Abstract: James Hervey Greenlee was a planter and Presbyterian evangelical of Burke and McDowell counties, N.C. From 1845 to 1886, Greenlee served as an elder at the Marion Presbyterian Church. Greenlee was a delegate to the North Carolina state convention in May 1861 when it voted to secede from the Union. The collection includes original and partial typed transcription of James Hervey Greenlee’s diary, chiefly documenting the weather, farming and business activities, his family’s social visits to neighbors and relatives, and his personal and religious thoughts. Greenlee also recorded the daily tasks assigned to his slaves, some of whom apparently were skilled as coopers, cobblers, and tanners. Also included are expense accounts and notes from various journeys through South Carolina, Georgia, Florida, Alabama, and Kentucky, where the Greenlees visited the Lexington Exposition in 1883. There is little information on Greenlee’s experiences at the 1861 North Carolina state convention or the Civil War in North Carolina. In May 1865, however, he did briefly record his and his slaves’ reactions to their emancipation. Greenlee’s religious life and spiritual well-being are extensively documented, including numerous references to sermons, reading from the Bible and various religious tracts, camp meetings, circuit riders, religious organizations, and his service as a delegate to the Old School Presbyterian Synod at Charleston, S.C., in 1859. In 1848, Greenlee expressed his guarded views on the eventual emancipation of slaves and his hopes for their recolonization in Africa. He also recorded his grief over the deaths of his first wife in 1857, of his baby son in 1854, and of his adult daughter in 1866. The diary includes scattered entries written by his first and second wives, and an extract from an 1882 Richmond and Danville Railroad prospectus. His second wife wrote brief accounts of a February 1883 trip through Florida and an October 1883 trip through Kentucky in Greenlee’s diary. The transcription covers the diary through 1867, and contains two photographs, one of James H. Greenlee, ca. 1861, and one of Turkey Cove, his family home at Marion, N.C.

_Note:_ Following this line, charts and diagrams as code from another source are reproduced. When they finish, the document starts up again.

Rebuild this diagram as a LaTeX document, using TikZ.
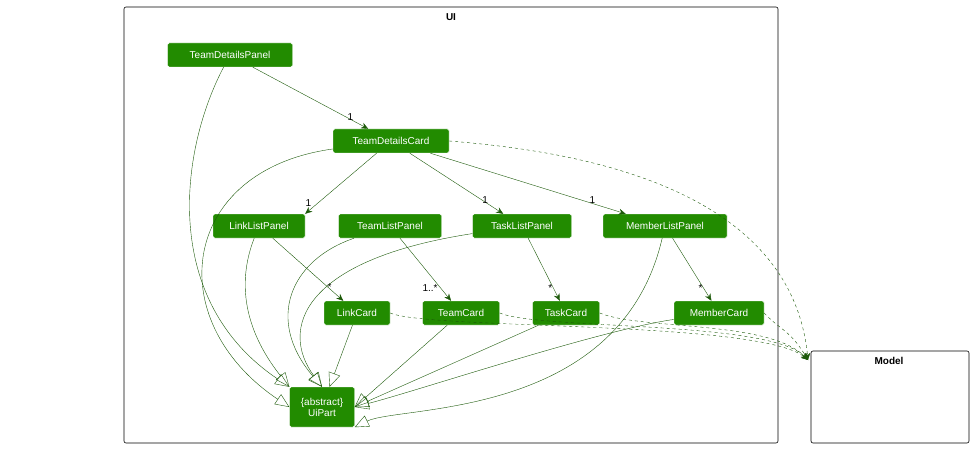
\documentclass[tikz,border=0pt]{standalone}
\usepackage{fontspec}
\setmainfont{Liberation Sans}
\usetikzlibrary{arrows.meta}
\definecolor{boxg}{HTML}{228B00}
\definecolor{lineg}{HTML}{1D5A0A}
\begin{document}
\begin{tikzpicture}[x=1pt,y=-1pt,
  cls/.style={fill=boxg,draw=white,rounded corners=1.5pt,text=white,font=\fontsize{10}{11}\selectfont,inner sep=2pt,minimum height=24pt,align=center},
  assoc/.style={draw=lineg,-{Stealth[length=7pt,width=6pt]}},
  dep/.style={draw=lineg,dashed,-{Stealth[length=7pt,width=6pt]}},
  gen/.style={draw=lineg,-{Triangle[open,length=14pt,width=12pt]}},
  lbl/.style={font=\fontsize{10}{11}\selectfont,inner sep=1pt},
  pkg/.style={draw=black,rounded corners=2pt,line width=0.6pt}]
\useasboundingbox (0,0) rectangle (973,449);
\draw[pkg] (124,7) rectangle (778,443);
\node[font=\bfseries\fontsize{10}{11}\selectfont] (uit) at (451,17) {UI};
\draw[pkg] (811,351) rectangle (969,443);
\node[font=\bfseries\fontsize{10}{11}\selectfont] (mt) at (889,361) {Model};
\coordinate (model) at (808,360);
\node[cls,minimum width=125pt] (tdp) at (230,55) {TeamDetailsPanel};
\node[cls,minimum width=116pt] (tdc) at (391,141) {TeamDetailsCard};
\node[cls,minimum width=92pt] (llp) at (259,226) {LinkListPanel};
\node[cls,minimum width=103pt] (tlp) at (390,226) {TeamListPanel};
\node[cls,minimum width=99pt] (tkp) at (522,226) {TaskListPanel};
\node[cls,minimum width=124pt] (mlp) at (665,226) {MemberListPanel};
\node[cls,minimum width=66pt] (lc) at (357,313) {LinkCard};
\node[cls,minimum width=77pt] (tc) at (461,313) {TeamCard};
\node[cls,minimum width=67pt] (kc) at (566,313) {TaskCard};
\node[cls,minimum width=90pt] (mc) at (719,313) {MemberCard};
\node[cls,minimum width=65pt,minimum height=40pt,inner sep=1pt] (ui) at (322,407) {\{abstract\}\\UiPart};
% associations
\draw[assoc] (tdp) -- (tdc) node[lbl,pos=0.88,above left] {1};
\draw[assoc] (tdc) -- (llp.north east) node[lbl,pos=0.9,above left] {1};
\draw[assoc] (tdc) -- (tkp) node[lbl,pos=0.85,above left] {1};
\draw[assoc] (tdc) -- (mlp) node[lbl,pos=0.85,above left] {1};
\draw[assoc] (llp) -- (lc) node[lbl,pos=0.85,above left] {*};
\draw[assoc] (tlp) -- (tc) node[lbl,pos=0.8,left=2pt] {1..*};
\draw[assoc] (tkp) -- (kc) node[lbl,pos=0.8,left] {*};
\draw[assoc] (mlp) -- (mc) node[lbl,pos=0.8,left] {*};
% dependencies
\draw[dep] (tdc.east) .. controls (560,150) and (790,180) .. (model);
\draw[dep] (lc.east) .. controls (430,330) and (760,320) .. (model);
\draw[dep] (tc.east) .. controls (540,330) and (770,320) .. (model);
\draw[dep] (kc.east) .. controls (640,330) and (770,320) .. (model);
\draw[dep] (mc.east) .. controls (780,330) and (790,330) .. (model);
% generalizations
\draw[gen] (tdp) .. controls (180,150) and (160,300) .. (ui.north west);
\draw[gen] (tdc) .. controls (180,170) and (160,320) .. (ui.west);
\draw[gen] (llp) .. controls (230,300) and (260,350) .. (ui.north west);
\draw[gen] (tlp) .. controls (290,260) and (265,320) .. (ui.north);
\draw[gen] (tkp) .. controls (300,260) and (280,330) .. (ui.north);
\draw[gen] (lc) -- (ui);
\draw[gen] (tc) -- (ui.east);
\draw[gen] (kc) -- (ui.east);
\draw[gen] (mc) .. controls (600,330) and (420,390) .. (ui.east);
\draw[gen] (mlp) .. controls (620,420) and (400,405) .. (ui.south east);
\end{tikzpicture}
\end{document}
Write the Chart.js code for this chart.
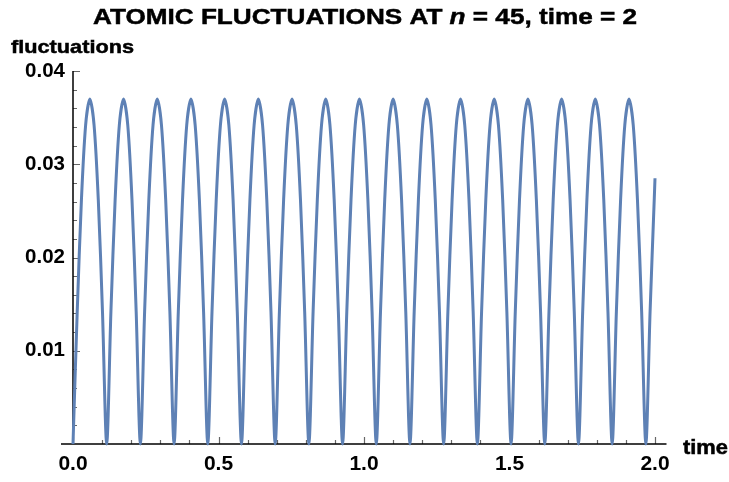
<!DOCTYPE html>
<html>
<head>
<meta charset="utf-8">
<script src="https://cdn.jsdelivr.net/npm/chart.js@4"></script>
<style>
  html, body { margin: 0; padding: 0; background: #fff; }
  #wrap { width: 729px; height: 482px; }
</style>
</head>
<body>
<div id="wrap"><canvas id="chart" width="729" height="482"></canvas></div>
<script>
// ---------- data ----------
const times = [
  0, 0.0145, 0.0290, 0.0434, 0.0579, 0.0724, 0.0869, 0.1013,
  0.1158, 0.1303, 0.1448, 0.1592, 0.1737, 0.1882, 0.2027, 0.2171,
  0.2316, 0.2461, 0.2606, 0.2750, 0.2895, 0.3040, 0.3185, 0.3329,
  0.3474, 0.3619, 0.3764, 0.3908, 0.4053, 0.4198, 0.4343, 0.4487,
  0.4632, 0.4777, 0.4922, 0.5066, 0.5211, 0.5356, 0.5501, 0.5645,
  0.5790, 0.5935, 0.6080, 0.6224, 0.6369, 0.6514, 0.6659, 0.6803,
  0.6948, 0.7093, 0.7238, 0.7382, 0.7527, 0.7672, 0.7817, 0.7961,
  0.8106, 0.8251, 0.8396, 0.8540, 0.8685, 0.8830, 0.8975, 0.9119,
  0.9264, 0.9409, 0.9554, 0.9698, 0.9843, 0.9988, 1.0133, 1.0277,
  1.0422, 1.0567, 1.0712, 1.0856, 1.1001, 1.1146, 1.1291, 1.1435,
  1.1580, 1.1725, 1.1870, 1.2014, 1.2159, 1.2304, 1.2449, 1.2593,
  1.2738, 1.2883, 1.3028, 1.3172, 1.3317, 1.3462, 1.3607, 1.3751,
  1.3896, 1.4041, 1.4186, 1.4330, 1.4475, 1.4620, 1.4765, 1.4909,
  1.5054, 1.5199, 1.5344, 1.5488, 1.5633, 1.5778, 1.5923, 1.6067,
  1.6212, 1.6357, 1.6502, 1.6646, 1.6791, 1.6936, 1.7081, 1.7225,
  1.7370, 1.7515, 1.7660, 1.7804, 1.7949, 1.8094, 1.8239, 1.8383,
  1.8528, 1.8673, 1.8818, 1.8962, 1.9107, 1.9252, 1.9397, 1.9541,
  1.9686, 1.9831, 1.9976, 2.0
];

const fluctuations = [
  0, 0.0142, 0.0262, 0.0342, 0.0370, 0.0342, 0.0262, 0.0142,
  0, 0.0142, 0.0262, 0.0342, 0.0370, 0.0342, 0.0262, 0.0142,
  0, 0.0142, 0.0262, 0.0342, 0.0370, 0.0342, 0.0262, 0.0142,
  0, 0.0142, 0.0262, 0.0342, 0.0370, 0.0342, 0.0262, 0.0142,
  0, 0.0142, 0.0262, 0.0342, 0.0370, 0.0342, 0.0262, 0.0142,
  0, 0.0142, 0.0262, 0.0342, 0.0370, 0.0342, 0.0262, 0.0142,
  0, 0.0142, 0.0262, 0.0342, 0.0370, 0.0342, 0.0262, 0.0142,
  0, 0.0142, 0.0262, 0.0342, 0.0370, 0.0342, 0.0262, 0.0142,
  0, 0.0142, 0.0262, 0.0342, 0.0370, 0.0342, 0.0262, 0.0142,
  0, 0.0142, 0.0262, 0.0342, 0.0370, 0.0342, 0.0262, 0.0142,
  0, 0.0142, 0.0262, 0.0342, 0.0370, 0.0342, 0.0262, 0.0142,
  0, 0.0142, 0.0262, 0.0342, 0.0370, 0.0342, 0.0262, 0.0142,
  0, 0.0142, 0.0262, 0.0342, 0.0370, 0.0342, 0.0262, 0.0142,
  0, 0.0142, 0.0262, 0.0342, 0.0370, 0.0342, 0.0262, 0.0142,
  0, 0.0142, 0.0262, 0.0342, 0.0370, 0.0342, 0.0262, 0.0142,
  0, 0.0142, 0.0262, 0.0342, 0.0370, 0.0342, 0.0262, 0.0142,
  0, 0.0142, 0.0262, 0.0342, 0.0370, 0.0342, 0.0262, 0.0142,
  0, 0.0142, 0.0264, 0.0285
];

const xTicks = [0, 0.5, 1.0, 1.5, 2.0];
const xMinorTicks = [0.1, 0.2, 0.3, 0.4, 0.6, 0.7, 0.8, 0.9, 1.1, 1.2, 1.3, 1.4, 1.6, 1.7, 1.8, 1.9];
const yTicks = [0.01, 0.02, 0.03, 0.04];
const yMinorTicks = [0.002, 0.004, 0.006, 0.008, 0.012, 0.014, 0.016, 0.018,
  0.022, 0.024, 0.026, 0.028, 0.032, 0.034, 0.036, 0.038];

const FONT = "'Liberation Sans', Arial, sans-serif";

// ---------- helpers ----------
// draw text stretched horizontally to a measured width
function drawFitted(ctx, parts, left, baseline, size, targetWidth) {
  let total = 0;
  for (const p of parts) {
    ctx.font = `${p.italic ? "italic " : ""}bold ${size}px ${FONT}`;
    p.w = ctx.measureText(p.text).width;
    total += p.w;
  }
  const sx = targetWidth / total;
  ctx.save();
  ctx.translate(left, baseline);
  ctx.scale(sx, 1);
  ctx.fillStyle = "#000";
  ctx.strokeStyle = "#000";
  ctx.lineWidth = 0.5;
  ctx.textBaseline = "alphabetic";
  ctx.textAlign = "left";
  let x = 0;
  for (const p of parts) {
    ctx.font = `${p.italic ? "italic " : ""}bold ${size}px ${FONT}`;
    ctx.fillText(p.text, x, 0);
    ctx.strokeText(p.text, x, 0);
    x += p.w;
  }
  ctx.restore();
}

// ---------- plugin: Mathematica-style axes + labels ----------
const axesPlugin = {
  id: "axesPlugin",
  beforeDatasetsDraw(chart) {
    const { ctx } = chart;
    const xs = chart.scales.x;
    const ys = chart.scales.y;
    const x0 = xs.getPixelForValue(0);
    const y0 = ys.getPixelForValue(0);

    ctx.save();
    // tick marks
    ctx.strokeStyle = "#666";
    ctx.lineWidth = 1.2;
    ctx.beginPath();
    for (const v of xTicks) {
      const px = Math.round(xs.getPixelForValue(v)) + 0.5;
      ctx.moveTo(px, y0);
      ctx.lineTo(px, y0 - 7);
    }
    for (const v of xMinorTicks) {
      const px = Math.round(xs.getPixelForValue(v)) + 0.5;
      ctx.moveTo(px, y0);
      ctx.lineTo(px, y0 - 4);
    }
    for (const v of yTicks) {
      const py = Math.round(ys.getPixelForValue(v)) + 0.5;
      ctx.moveTo(x0, py);
      ctx.lineTo(x0 + 7, py);
    }
    for (const v of yMinorTicks) {
      const py = Math.round(ys.getPixelForValue(v)) + 0.5;
      ctx.moveTo(x0, py);
      ctx.lineTo(x0 + 4, py);
    }
    ctx.stroke();

    // axis lines
    ctx.strokeStyle = "#000";
    ctx.lineWidth = 1.5;
    ctx.beginPath();
    ctx.moveTo(x0 - 12, y0);
    ctx.lineTo(xs.getPixelForValue(2) + 11.5, y0);
    ctx.moveTo(x0, y0);
    ctx.lineTo(x0, ys.getPixelForValue(0.04));
    ctx.stroke();
    ctx.restore();
  },
  afterDraw(chart) {
    const { ctx } = chart;
    drawFitted(ctx, [
      { text: "ATOMIC FLUCTUATIONS AT " },
      { text: "n", italic: true },
      { text: " = 45, time = 2" },
    ], 93, 23.5, 22.5, 544);
    drawFitted(ctx, [{ text: "fluctuations" }], 11, 52.5, 19, 123);
    drawFitted(ctx, [{ text: "time" }], 683, 453.5, 19.5, 45);
  },
};

// ---------- chart ----------
const points = times.map((t, i) => ({ x: t, y: fluctuations[i] }));

new Chart(document.getElementById("chart").getContext("2d"), {
  type: "line",
  data: {
    datasets: [
      {
        data: points,
        borderColor: "#5E81B5",
        borderWidth: 3,
        pointRadius: 0,
        tension: 0.3,
        fill: false,
        clip: false,
      },
    ],
  },
  options: {
    responsive: false,
    animation: false,
    events: [],
    layout: { padding: { left: 0, right: 74, top: 71, bottom: 0 } },
    plugins: { legend: { display: false }, tooltip: { enabled: false } },
    scales: {
      x: {
        type: "linear",
        min: 0,
        max: 2,
        afterBuildTicks: (s) => { s.ticks = xTicks.map((v) => ({ value: v })); },
        afterFit: (s) => { s.height = 38; },
        grid: { display: false, drawTicks: false },
        border: { display: false },
        ticks: {
          padding: 8,
          color: "#000",
          font: { family: FONT, size: 21, weight: "bold" },
          callback: (v) => v.toFixed(1),
          maxRotation: 0,
        },
      },
      y: {
        min: 0,
        max: 0.04,
        afterBuildTicks: (s) => { s.ticks = yTicks.map((v) => ({ value: v })); },
        afterFit: (s) => { s.width = 73; },
        grid: { display: false, drawTicks: false },
        border: { display: false },
        ticks: {
          padding: 8,
          color: "#000",
          font: { family: FONT, size: 20.5, weight: "bold" },
          callback: (v) => v.toFixed(2),
        },
      },
    },
  },
  plugins: [axesPlugin],
});
</script>
</body>
</html>
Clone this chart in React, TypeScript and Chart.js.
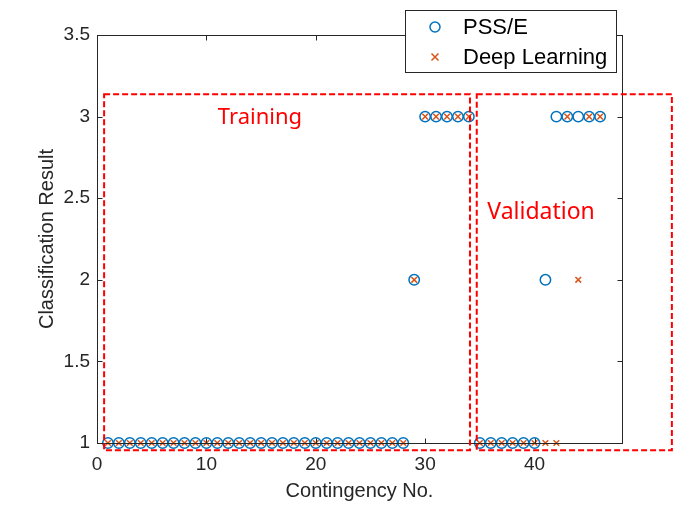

Repository: Southern Historical Collection

Collection Highlights: Entries document the daily tasks assigned to his slaves, some of whom were apparently skilled as coopers, cobblers, and tanners. Included in the diary are references to Greenlee’s guarded views about the eventual abolition of slavery (1848); his support of proselytizing among slaves in order to train them as missionaries to Africa (1849-1852); and his and his slaves’ reactions to emancipation (May 1865). Microfilm available.